## [TASK DIRECTIONS]
Quote all of the data exactly as given. Skip every picture it contains.

## [RECORDED INFORMATION]
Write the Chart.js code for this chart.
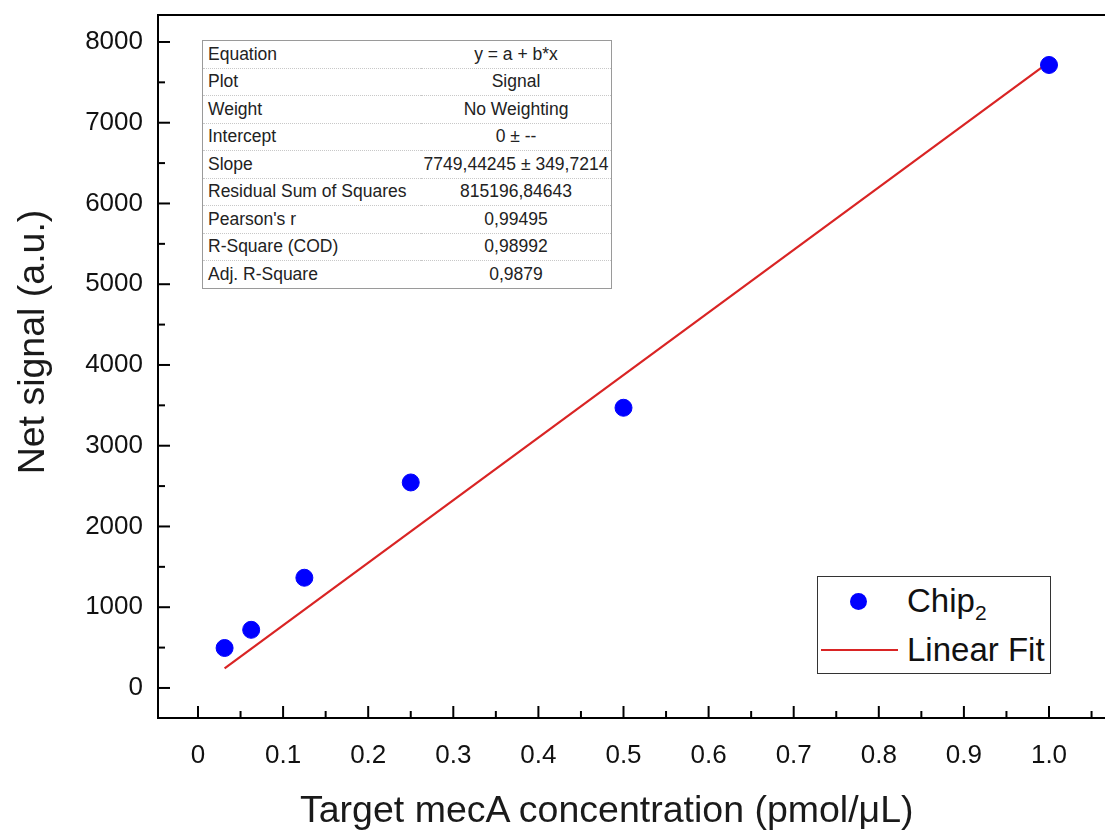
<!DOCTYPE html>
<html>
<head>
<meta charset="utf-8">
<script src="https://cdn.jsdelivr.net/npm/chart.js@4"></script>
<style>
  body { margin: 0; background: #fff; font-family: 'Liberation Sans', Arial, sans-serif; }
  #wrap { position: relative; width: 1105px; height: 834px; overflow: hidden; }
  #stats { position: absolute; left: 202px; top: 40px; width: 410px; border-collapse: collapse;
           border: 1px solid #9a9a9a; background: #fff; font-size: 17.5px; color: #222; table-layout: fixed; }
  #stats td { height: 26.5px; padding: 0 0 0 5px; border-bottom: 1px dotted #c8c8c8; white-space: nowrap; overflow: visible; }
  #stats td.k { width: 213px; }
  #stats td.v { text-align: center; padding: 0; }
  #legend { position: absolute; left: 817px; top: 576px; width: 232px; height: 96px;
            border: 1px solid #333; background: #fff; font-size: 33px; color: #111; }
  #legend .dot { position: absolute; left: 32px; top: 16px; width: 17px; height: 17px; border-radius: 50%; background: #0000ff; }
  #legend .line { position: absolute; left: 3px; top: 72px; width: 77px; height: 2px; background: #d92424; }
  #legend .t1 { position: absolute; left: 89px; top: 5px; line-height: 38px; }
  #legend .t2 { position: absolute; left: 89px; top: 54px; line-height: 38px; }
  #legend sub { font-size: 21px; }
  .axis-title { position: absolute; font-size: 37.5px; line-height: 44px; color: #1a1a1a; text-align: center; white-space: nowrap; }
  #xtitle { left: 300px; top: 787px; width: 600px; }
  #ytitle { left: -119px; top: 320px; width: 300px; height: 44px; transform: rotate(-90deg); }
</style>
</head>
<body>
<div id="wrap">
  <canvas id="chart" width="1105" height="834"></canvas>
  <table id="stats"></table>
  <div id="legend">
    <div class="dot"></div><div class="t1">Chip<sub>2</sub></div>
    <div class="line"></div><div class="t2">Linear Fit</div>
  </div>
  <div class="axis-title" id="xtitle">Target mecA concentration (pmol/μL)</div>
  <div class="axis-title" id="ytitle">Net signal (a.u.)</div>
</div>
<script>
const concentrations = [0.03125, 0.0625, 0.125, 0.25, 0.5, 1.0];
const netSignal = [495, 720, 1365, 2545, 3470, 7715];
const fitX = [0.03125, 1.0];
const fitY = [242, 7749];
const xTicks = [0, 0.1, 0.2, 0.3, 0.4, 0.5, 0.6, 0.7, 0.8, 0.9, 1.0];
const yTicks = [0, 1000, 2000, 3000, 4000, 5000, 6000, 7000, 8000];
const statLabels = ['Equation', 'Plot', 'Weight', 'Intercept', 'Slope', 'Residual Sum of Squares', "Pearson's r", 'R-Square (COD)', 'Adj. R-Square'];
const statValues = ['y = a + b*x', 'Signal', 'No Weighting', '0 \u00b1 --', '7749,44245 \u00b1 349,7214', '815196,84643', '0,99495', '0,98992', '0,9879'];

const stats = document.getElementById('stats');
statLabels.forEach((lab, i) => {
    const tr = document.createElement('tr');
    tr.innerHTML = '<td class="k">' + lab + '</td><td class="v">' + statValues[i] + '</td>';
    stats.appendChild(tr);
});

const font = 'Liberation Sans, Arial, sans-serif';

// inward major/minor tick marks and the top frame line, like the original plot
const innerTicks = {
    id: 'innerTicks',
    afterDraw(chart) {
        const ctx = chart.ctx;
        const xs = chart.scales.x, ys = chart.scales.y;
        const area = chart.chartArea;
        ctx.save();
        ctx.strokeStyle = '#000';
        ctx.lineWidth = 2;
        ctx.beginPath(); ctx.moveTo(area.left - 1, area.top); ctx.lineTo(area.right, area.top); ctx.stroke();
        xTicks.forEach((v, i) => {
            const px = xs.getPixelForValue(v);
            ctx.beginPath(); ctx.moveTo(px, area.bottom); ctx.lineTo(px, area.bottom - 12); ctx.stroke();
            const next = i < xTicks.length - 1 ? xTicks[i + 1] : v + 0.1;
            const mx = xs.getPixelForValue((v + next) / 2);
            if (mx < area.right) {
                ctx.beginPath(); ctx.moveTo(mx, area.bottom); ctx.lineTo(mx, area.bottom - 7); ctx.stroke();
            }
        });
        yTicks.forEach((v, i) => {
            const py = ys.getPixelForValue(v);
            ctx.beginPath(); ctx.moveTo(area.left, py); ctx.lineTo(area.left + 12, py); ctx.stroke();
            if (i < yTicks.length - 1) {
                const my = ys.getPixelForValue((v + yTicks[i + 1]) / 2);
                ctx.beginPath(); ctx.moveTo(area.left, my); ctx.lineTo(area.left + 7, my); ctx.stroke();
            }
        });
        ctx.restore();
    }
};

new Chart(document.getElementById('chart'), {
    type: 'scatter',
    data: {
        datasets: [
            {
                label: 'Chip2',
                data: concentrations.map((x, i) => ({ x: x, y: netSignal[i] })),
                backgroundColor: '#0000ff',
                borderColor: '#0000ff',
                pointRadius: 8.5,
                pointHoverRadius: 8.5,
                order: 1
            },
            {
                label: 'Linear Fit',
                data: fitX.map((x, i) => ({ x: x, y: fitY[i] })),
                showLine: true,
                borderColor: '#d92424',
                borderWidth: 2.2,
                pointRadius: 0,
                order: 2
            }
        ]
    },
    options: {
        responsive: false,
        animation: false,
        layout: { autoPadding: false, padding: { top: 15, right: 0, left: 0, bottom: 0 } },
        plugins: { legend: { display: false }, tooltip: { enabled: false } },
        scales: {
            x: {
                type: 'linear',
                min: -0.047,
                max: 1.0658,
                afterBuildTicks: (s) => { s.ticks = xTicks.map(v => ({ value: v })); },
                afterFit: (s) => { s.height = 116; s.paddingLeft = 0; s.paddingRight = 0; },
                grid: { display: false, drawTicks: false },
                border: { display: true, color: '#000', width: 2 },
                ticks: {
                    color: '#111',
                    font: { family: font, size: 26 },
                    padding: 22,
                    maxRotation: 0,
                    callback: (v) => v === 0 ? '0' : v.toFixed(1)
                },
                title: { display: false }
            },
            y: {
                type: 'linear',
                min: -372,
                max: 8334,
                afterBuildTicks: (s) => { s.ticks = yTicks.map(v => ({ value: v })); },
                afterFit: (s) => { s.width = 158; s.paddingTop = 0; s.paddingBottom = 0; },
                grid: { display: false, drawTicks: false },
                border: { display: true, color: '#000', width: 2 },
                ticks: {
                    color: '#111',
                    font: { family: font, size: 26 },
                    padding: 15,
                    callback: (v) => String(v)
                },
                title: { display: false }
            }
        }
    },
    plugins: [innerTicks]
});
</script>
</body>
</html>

## [FULL OUTPUT]
Write the Chart.js code for this chart.
<!DOCTYPE html>
<html>
<head>
<meta charset="utf-8">
<script src="https://cdn.jsdelivr.net/npm/chart.js@4"></script>
<style>
  body { margin: 0; background: #fff; font-family: 'Liberation Sans', Arial, sans-serif; }
  #wrap { position: relative; width: 1105px; height: 834px; overflow: hidden; }
  #stats { position: absolute; left: 202px; top: 40px; width: 410px; border-collapse: collapse;
           border: 1px solid #9a9a9a; background: #fff; font-size: 17.5px; color: #222; table-layout: fixed; }
  #stats td { height: 26.5px; padding: 0 0 0 5px; border-bottom: 1px dotted #c8c8c8; white-space: nowrap; overflow: visible; }
  #stats td.k { width: 213px; }
  #stats td.v { text-align: center; padding: 0; }
  #legend { position: absolute; left: 817px; top: 576px; width: 232px; height: 96px;
            border: 1px solid #333; background: #fff; font-size: 33px; color: #111; }
  #legend .dot { position: absolute; left: 32px; top: 16px; width: 17px; height: 17px; border-radius: 50%; background: #0000ff; }
  #legend .line { position: absolute; left: 3px; top: 72px; width: 77px; height: 2px; background: #d92424; }
  #legend .t1 { position: absolute; left: 89px; top: 5px; line-height: 38px; }
  #legend .t2 { position: absolute; left: 89px; top: 54px; line-height: 38px; }
  #legend sub { font-size: 21px; }
  .axis-title { position: absolute; font-size: 37.5px; line-height: 44px; color: #1a1a1a; text-align: center; white-space: nowrap; }
  #xtitle { left: 300px; top: 787px; width: 600px; }
  #ytitle { left: -119px; top: 320px; width: 300px; height: 44px; transform: rotate(-90deg); }
</style>
</head>
<body>
<div id="wrap">
  <canvas id="chart" width="1105" height="834"></canvas>
  <table id="stats"></table>
  <div id="legend">
    <div class="dot"></div><div class="t1">Chip<sub>2</sub></div>
    <div class="line"></div><div class="t2">Linear Fit</div>
  </div>
  <div class="axis-title" id="xtitle">Target mecA concentration (pmol/μL)</div>
  <div class="axis-title" id="ytitle">Net signal (a.u.)</div>
</div>
<script>
const concentrations = [0.03125, 0.0625, 0.125, 0.25, 0.5, 1.0];
const netSignal = [495, 720, 1365, 2545, 3470, 7715];
const fitX = [0.03125, 1.0];
const fitY = [242, 7749];
const xTicks = [0, 0.1, 0.2, 0.3, 0.4, 0.5, 0.6, 0.7, 0.8, 0.9, 1.0];
const yTicks = [0, 1000, 2000, 3000, 4000, 5000, 6000, 7000, 8000];
const statLabels = ['Equation', 'Plot', 'Weight', 'Intercept', 'Slope', 'Residual Sum of Squares', "Pearson's r", 'R-Square (COD)', 'Adj. R-Square'];
const statValues = ['y = a + b*x', 'Signal', 'No Weighting', '0 \u00b1 --', '7749,44245 \u00b1 349,7214', '815196,84643', '0,99495', '0,98992', '0,9879'];

const stats = document.getElementById('stats');
statLabels.forEach((lab, i) => {
    const tr = document.createElement('tr');
    tr.innerHTML = '<td class="k">' + lab + '</td><td class="v">' + statValues[i] + '</td>';
    stats.appendChild(tr);
});

const font = 'Liberation Sans, Arial, sans-serif';

// inward major/minor tick marks and the top frame line, like the original plot
const innerTicks = {
    id: 'innerTicks',
    afterDraw(chart) {
        const ctx = chart.ctx;
        const xs = chart.scales.x, ys = chart.scales.y;
        const area = chart.chartArea;
        ctx.save();
        ctx.strokeStyle = '#000';
        ctx.lineWidth = 2;
        ctx.beginPath(); ctx.moveTo(area.left - 1, area.top); ctx.lineTo(area.right, area.top); ctx.stroke();
        xTicks.forEach((v, i) => {
            const px = xs.getPixelForValue(v);
            ctx.beginPath(); ctx.moveTo(px, area.bottom); ctx.lineTo(px, area.bottom - 12); ctx.stroke();
            const next = i < xTicks.length - 1 ? xTicks[i + 1] : v + 0.1;
            const mx = xs.getPixelForValue((v + next) / 2);
            if (mx < area.right) {
                ctx.beginPath(); ctx.moveTo(mx, area.bottom); ctx.lineTo(mx, area.bottom - 7); ctx.stroke();
            }
        });
        yTicks.forEach((v, i) => {
            const py = ys.getPixelForValue(v);
            ctx.beginPath(); ctx.moveTo(area.left, py); ctx.lineTo(area.left + 12, py); ctx.stroke();
            if (i < yTicks.length - 1) {
                const my = ys.getPixelForValue((v + yTicks[i + 1]) / 2);
                ctx.beginPath(); ctx.moveTo(area.left, my); ctx.lineTo(area.left + 7, my); ctx.stroke();
            }
        });
        ctx.restore();
    }
};

new Chart(document.getElementById('chart'), {
    type: 'scatter',
    data: {
        datasets: [
            {
                label: 'Chip2',
                data: concentrations.map((x, i) => ({ x: x, y: netSignal[i] })),
                backgroundColor: '#0000ff',
                borderColor: '#0000ff',
                pointRadius: 8.5,
                pointHoverRadius: 8.5,
                order: 1
            },
            {
                label: 'Linear Fit',
                data: fitX.map((x, i) => ({ x: x, y: fitY[i] })),
                showLine: true,
                borderColor: '#d92424',
                borderWidth: 2.2,
                pointRadius: 0,
                order: 2
            }
        ]
    },
    options: {
        responsive: false,
        animation: false,
        layout: { autoPadding: false, padding: { top: 15, right: 0, left: 0, bottom: 0 } },
        plugins: { legend: { display: false }, tooltip: { enabled: false } },
        scales: {
            x: {
                type: 'linear',
                min: -0.047,
                max: 1.0658,
                afterBuildTicks: (s) => { s.ticks = xTicks.map(v => ({ value: v })); },
                afterFit: (s) => { s.height = 116; s.paddingLeft = 0; s.paddingRight = 0; },
                grid: { display: false, drawTicks: false },
                border: { display: true, color: '#000', width: 2 },
                ticks: {
                    color: '#111',
                    font: { family: font, size: 26 },
                    padding: 22,
                    maxRotation: 0,
                    callback: (v) => v === 0 ? '0' : v.toFixed(1)
                },
                title: { display: false }
            },
            y: {
                type: 'linear',
                min: -372,
                max: 8334,
                afterBuildTicks: (s) => { s.ticks = yTicks.map(v => ({ value: v })); },
                afterFit: (s) => { s.width = 158; s.paddingTop = 0; s.paddingBottom = 0; },
                grid: { display: false, drawTicks: false },
                border: { display: true, color: '#000', width: 2 },
                ticks: {
                    color: '#111',
                    font: { family: font, size: 26 },
                    padding: 15,
                    callback: (v) => String(v)
                },
                title: { display: false }
            }
        }
    },
    plugins: [innerTicks]
});
</script>
</body>
</html>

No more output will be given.